→ **Required work**:
Starting with the first line of the data below, copy each line up to and including the one containing "const targetValue = [1100, 1310, 368, 555];". Pictures stay out.

----- Collected data

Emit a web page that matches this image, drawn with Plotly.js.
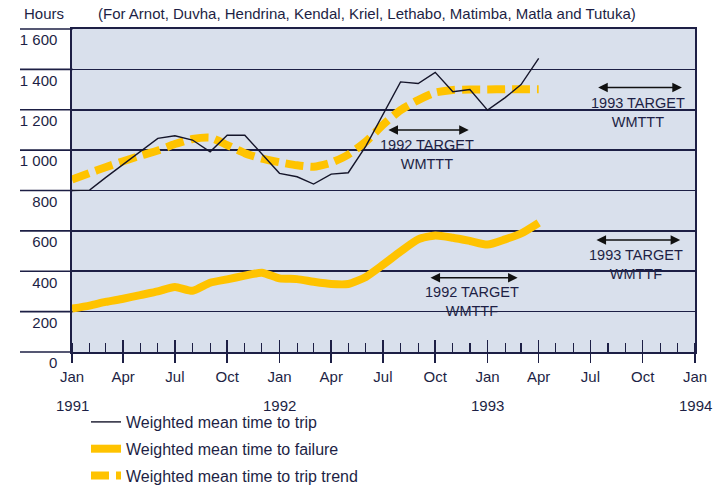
<!DOCTYPE html>
<html>
<head>
<meta charset="utf-8">
<script src="https://cdn.plot.ly/plotly-3.0.1.min.js"></script>
<style>html,body{margin:0;padding:0;background:#fff;}</style>
</head>
<body>
<div id="chart" style="width:716px;height:495px;"></div>
<script>
// ---- data ----
const months = ['1991-01-01','1991-02-01','1991-03-01','1991-04-01','1991-05-01','1991-06-01',
  '1991-07-01','1991-08-01','1991-09-01','1991-10-01','1991-11-01','1991-12-01',
  '1992-01-01','1992-02-01','1992-03-01','1992-04-01','1992-05-01','1992-06-01',
  '1992-07-01','1992-08-01','1992-09-01','1992-10-01','1992-11-01','1992-12-01',
  '1993-01-01','1993-02-01','1993-03-01','1993-04-01'];
const timeToTrip = [800, 802, 864, 928, 994, 1058, 1071, 1050, 992, 1074, 1074, 980,
  885, 868, 832, 881, 888, 1020, 1180, 1338, 1330, 1385, 1289, 1300,
  1198, 1260, 1325, 1454];
const timeToFailure = [215, 230, 248, 264, 282, 300, 322, 303, 343, 360, 378, 393,
  365, 361, 348, 337, 337, 372, 432, 498, 558, 577, 566, 550,
  532, 558, 587, 640];
const tripTrend = [855, 887, 915, 945, 972, 998, 1030, 1055, 1062, 1025, 985, 958,
  940, 925, 918, 938, 978, 1042, 1125, 1198, 1248, 1285, 1298, 1300,
  1300, 1302, 1302, 1302];
const seriesNames = ['Weighted mean time to trip', 'Weighted mean time to failure', 'Weighted mean time to trip trend'];
const yTickVals = [0, 200, 400, 600, 800, 1000, 1200, 1400, 1600];
const yTickText = ['0', '200', '400', '600', '800', '1 000', '1 200', '1 400', '1 600'];
const yearVals = ['1991-01-01', '1992-01-01', '1993-01-01', '1994-01-01'];
const yearText = ['1991', '1992', '1993', '1994'];
// target bands
const targetLabels = ['1992 TARGET<br>WMTTT', '1993 TARGET<br>WMTTT', '1992 TARGET<br>WMTTF', '1993 TARGET<br>WMTTF'];
const targetStart = ['1992-07-08', '1993-07-12', '1992-09-20', '1993-07-09'];
const targetEnd = ['1992-11-29', '1993-12-09', '1993-02-23', '1993-12-06'];
const targetValue = [1100, 1310, 368, 555];

// ---- style ----
const NAVY = '#1d1f45';
const YELLOW = '#FFC300';
const FONT = 'Liberation Sans, Arial, Helvetica, sans-serif';

const traces = [
  { x: months, y: tripTrend, name: seriesNames[2], type: 'scatter', mode: 'lines',
    line: { color: YELLOW, width: 8, dash: '18px,7px', shape: 'spline', smoothing: 0.6 },
    legendrank: 3, legendgroup: 'c' },
  { x: months, y: timeToFailure, name: seriesNames[1], type: 'scatter', mode: 'lines',
    line: { color: YELLOW, width: 8, shape: 'spline', smoothing: 0.6 },
    legendrank: 2, legendgroup: 'b' },
  { x: months, y: timeToTrip, name: seriesNames[0], type: 'scatter', mode: 'lines',
    line: { color: '#15152a', width: 1.4 },
    legendrank: 1, legendgroup: 'a' },
  { x: [months[0]], y: [null], xaxis: 'x2', yaxis: 'y', showlegend: false, hoverinfo: 'skip', type: 'scatter', mode: 'lines' }
];

const plotW = 716 - 72 - 21, plotH = 352 - 29;
const annotations = [];
annotations.push({ xref: 'paper', yref: 'paper', x: (22 - 72) / plotW, y: 1 + (29 - 14) / plotH,
  xanchor: 'left', yanchor: 'middle', text: 'Hours', showarrow: false, font: { family: FONT, size: 15, color: NAVY } });
annotations.push({ xref: 'paper', yref: 'paper', x: (96 - 72) / plotW, y: 1 + (29 - 14) / plotH,
  xanchor: 'left', yanchor: 'middle', text: '(For Arnot, Duvha, Hendrina, Kendal, Kriel, Lethabo, Matimba, Matla and Tutuka)',
  showarrow: false, font: { family: FONT, size: 15, color: NAVY } });
yearVals.forEach((d, i) => annotations.push({ xref: 'x', yref: 'paper', x: d, y: -(405 - 352) / plotH,
  xanchor: 'center', yanchor: 'middle', text: yearText[i], showarrow: false, font: { family: FONT, size: 15, color: NAVY } }));
const labelPos = [['1992-09-16', 980], ['1993-09-23', 1188], ['1992-12-05', 249], ['1993-09-20', 431]];
targetLabels.forEach((t, i) => {
  annotations.push({ xref: 'x', yref: 'y', axref: 'x', ayref: 'y', x: targetEnd[i], y: targetValue[i],
    ax: targetStart[i], ay: targetValue[i], text: '', showarrow: true, arrowside: 'end+start',
    arrowhead: 2, arrowsize: 1.2, arrowwidth: 1.6, arrowcolor: '#111' });
  annotations.push({ xref: 'x', yref: 'y', x: labelPos[i][0], y: labelPos[i][1], text: t, showarrow: false,
    xanchor: 'center', yanchor: 'middle', font: { family: FONT, size: 14.5, color: NAVY } });
});

const shapes = yTickVals.map(v => ({ type: 'line', xref: 'paper', yref: 'paper', layer: 'below',
  x0: (20 - 72) / plotW, x1: 0.001, y0: v / 1600, y1: v / 1600, line: { color: NAVY, width: 1.6 } }));

const layout = {
  width: 716, height: 495,
  margin: { l: 72, r: 21, t: 29, b: 143, pad: 0, autoexpand: false },
  paper_bgcolor: '#ffffff', plot_bgcolor: '#d9e0ec',
  font: { family: FONT, size: 15, color: NAVY },
  showlegend: true,
  legend: { x: (86 - 72) / plotW, xanchor: 'left', y: -(405 - 352) / plotH, yanchor: 'top',
    bgcolor: 'rgba(0,0,0,0)', font: { family: FONT, size: 16, color: NAVY },
    traceorder: 'grouped', tracegroupgap: 3 },
  xaxis: {
    type: 'date', range: ['1991-01-01', '1994-01-01'], fixedrange: true,
    tickmode: 'linear', tick0: '1991-01-01', dtick: 'M3', tickformat: '%b',
    ticks: 'outside', ticklen: 9, tickwidth: 1.5, tickcolor: NAVY, ticklabelstandoff: 1,
    showline: true, linecolor: NAVY, linewidth: 1.6, mirror: true,
    showgrid: false, zeroline: false,
    tickfont: { family: FONT, size: 15, color: NAVY },
    minor: { dtick: 'M1', ticks: 'inside', ticklen: 9, tickwidth: 1.2, tickcolor: NAVY, showgrid: false }
  },
  xaxis2: {
    type: 'date', range: ['1991-01-01', '1994-01-01'], overlaying: 'x', anchor: 'y', side: 'bottom',
    tickmode: 'linear', tick0: '1991-01-01', dtick: 'M3', ticks: 'inside', ticklen: 12, tickwidth: 1.5,
    tickcolor: NAVY, showticklabels: false, showgrid: false, zeroline: false, showline: false
  },
  yaxis: {
    range: [0, 1600], fixedrange: true,
    tickmode: 'array', tickvals: yTickVals, ticktext: yTickText,
    ticks: '', ticklabelshift: 11, ticklabelstandoff: 10,
    showgrid: true, gridcolor: NAVY, gridwidth: 1.6,
    showline: true, linecolor: NAVY, linewidth: 1.6, mirror: true, zeroline: false,
    tickfont: { family: FONT, size: 15, color: NAVY }
  },
  annotations: annotations,
  shapes: shapes
};

Plotly.newPlot('chart', traces, layout, { displayModeBar: false, staticPlot: true });
</script>
</body>
</html>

----------

→ **Written answer**:
Emit a web page that matches this image, drawn with Plotly.js.
<!DOCTYPE html>
<html>
<head>
<meta charset="utf-8">
<script src="https://cdn.plot.ly/plotly-3.0.1.min.js"></script>
<style>html,body{margin:0;padding:0;background:#fff;}</style>
</head>
<body>
<div id="chart" style="width:716px;height:495px;"></div>
<script>
// ---- data ----
const months = ['1991-01-01','1991-02-01','1991-03-01','1991-04-01','1991-05-01','1991-06-01',
  '1991-07-01','1991-08-01','1991-09-01','1991-10-01','1991-11-01','1991-12-01',
  '1992-01-01','1992-02-01','1992-03-01','1992-04-01','1992-05-01','1992-06-01',
  '1992-07-01','1992-08-01','1992-09-01','1992-10-01','1992-11-01','1992-12-01',
  '1993-01-01','1993-02-01','1993-03-01','1993-04-01'];
const timeToTrip = [800, 802, 864, 928, 994, 1058, 1071, 1050, 992, 1074, 1074, 980,
  885, 868, 832, 881, 888, 1020, 1180, 1338, 1330, 1385, 1289, 1300,
  1198, 1260, 1325, 1454];
const timeToFailure = [215, 230, 248, 264, 282, 300, 322, 303, 343, 360, 378, 393,
  365, 361, 348, 337, 337, 372, 432, 498, 558, 577, 566, 550,
  532, 558, 587, 640];
const tripTrend = [855, 887, 915, 945, 972, 998, 1030, 1055, 1062, 1025, 985, 958,
  940, 925, 918, 938, 978, 1042, 1125, 1198, 1248, 1285, 1298, 1300,
  1300, 1302, 1302, 1302];
const seriesNames = ['Weighted mean time to trip', 'Weighted mean time to failure', 'Weighted mean time to trip trend'];
const yTickVals = [0, 200, 400, 600, 800, 1000, 1200, 1400, 1600];
const yTickText = ['0', '200', '400', '600', '800', '1 000', '1 200', '1 400', '1 600'];
const yearVals = ['1991-01-01', '1992-01-01', '1993-01-01', '1994-01-01'];
const yearText = ['1991', '1992', '1993', '1994'];
// target bands
const targetLabels = ['1992 TARGET<br>WMTTT', '1993 TARGET<br>WMTTT', '1992 TARGET<br>WMTTF', '1993 TARGET<br>WMTTF'];
const targetStart = ['1992-07-08', '1993-07-12', '1992-09-20', '1993-07-09'];
const targetEnd = ['1992-11-29', '1993-12-09', '1993-02-23', '1993-12-06'];
const targetValue = [1100, 1310, 368, 555];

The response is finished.